A trip to Mt. Kurama

Kurama-dera Temple in Kyoto

Minamoto no Yoshitsune, Kenjutsu, and the Tengu

The namesake of one of our most popular bogu, the Kurama Set is named after the highest peak in Kyoto, Mt. Kurama. I decided to visit the mountain and see with my own eyes what makes it special.

Mt. Kurama is located North of Kyoto. It is believed that Kurama is infused with energy from the deity Mao-son and later is also where Bishamonten is enshrined. The thousand-armed Kannon bodhisattva (two of the most important deities in Japanese Buddshism) and is until today they are worshipped together as Sonten (symbol of cosmic energy) making Kurama a very mystical place. It is also said that the Tengu that was taught Minamoto no Yoshitsune swordsmanship also lives here. With so many mysteries, how could I not give it a visit?

Next to Mt. Kurama there is the Kibune Shrine – where they believed that the Goddess that gave birth to the very first emperor of Japan “sailed to.”

When I decided to visit Mt. Kurama, many friends had advised me to start from Kibune and work my way up to Kurama, although most people start from Mt. Kurama and move in the opposite direction.

Kibune Jinja Shrine
I reached Kibune-guchi station which is surrounded by the natural beauty of the northern Kyoto mountain range. As such I decided to walk to the shrine rather than taking the bus. The scenery when I arrived at Kibune Shrine was extraordinarily beautiful. The old wooden Shrine is surrounded by multiple varieties of greenery and small waterfalls. In Kibune, as it is said, a God of water resides. They have an omikuji which is only revealed by water, which I have tried with delight.

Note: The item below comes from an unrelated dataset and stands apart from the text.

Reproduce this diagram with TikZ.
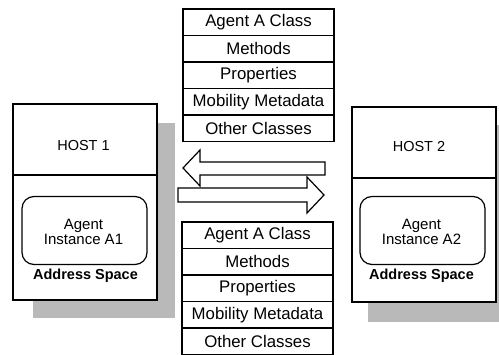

After I finished praying at Kibune, I started climbing Mt. Kurama from the Nishi-mon (the Western gate). The first temple you can see when climbing from this gate is the Okunoin Mao-den and is soon followed by Yoshitsune-do. Where there is a sign stating that Yoshitsune’s spirit returned to Mt. Kurama and to this day his spirit still resides there. Which is a nice thought as he spent much of his time growing up here. Later as you continue your walk, you can see other small temples here and there among small waterfalls that the monks used to drink water from in days passed. Finally, you will reach the main Temple.

Kurama-dera Temple

Walking around all the trees and wooden temples and gazing upon the orange-red color of the main temple is breathtaking. It looks glorious and fits right in nestled among the green scenery. Also, something that is differs from most other temples are Kuramadera’s guardian statues. In most shrines and temples you will see Kuma-inu. However, protecting Kurama, (although still known as kuma-inu) the animals that guard the temple are Tora (tigers). The reason for that is a legend which says that when the monk Ganji founded the temple, one of his disciples was attacked by Oni. The God Bishamonten appeared, saving him. This is said to have occurred on the month, day and time of the Tora.

Kuma Inu

Another thing worth mentioning is the Yuki shrine; a Shinto shrine that was built around 940 by Toyotomi Hideyori (son of Toyotomi Hideyoshi). The front shrine is constructed in a rare style called Warihaiden, which is known for the passage in the center. And of course I should also mention the big statue of the Tengu near the Kurama station. It is well known for its giant nose which was recently broken by heavy snow around 2 years ago (thankfully now repaired). I should also mention that Kurama is famous for its Onsen, too. Unfortunately, this time, I didn’t have time to go – but there is always next time.

Yuki Jinja shrine

Tengu figure on Mount Kurama

Overall my trip to Kibune and Kurama was well worth it. Especially Kurama; it has such a strong and positive aura, calming your mind and spirit but also makeing you feel stronger – rejuvenated. As it is not as crowded as most temples in Kyoto, the monks there are very kind and friendly – perfect if you want to relax and think in peace. Be careful though, during the Koyo season (all the Autumn colors) it can get more crowded than usual.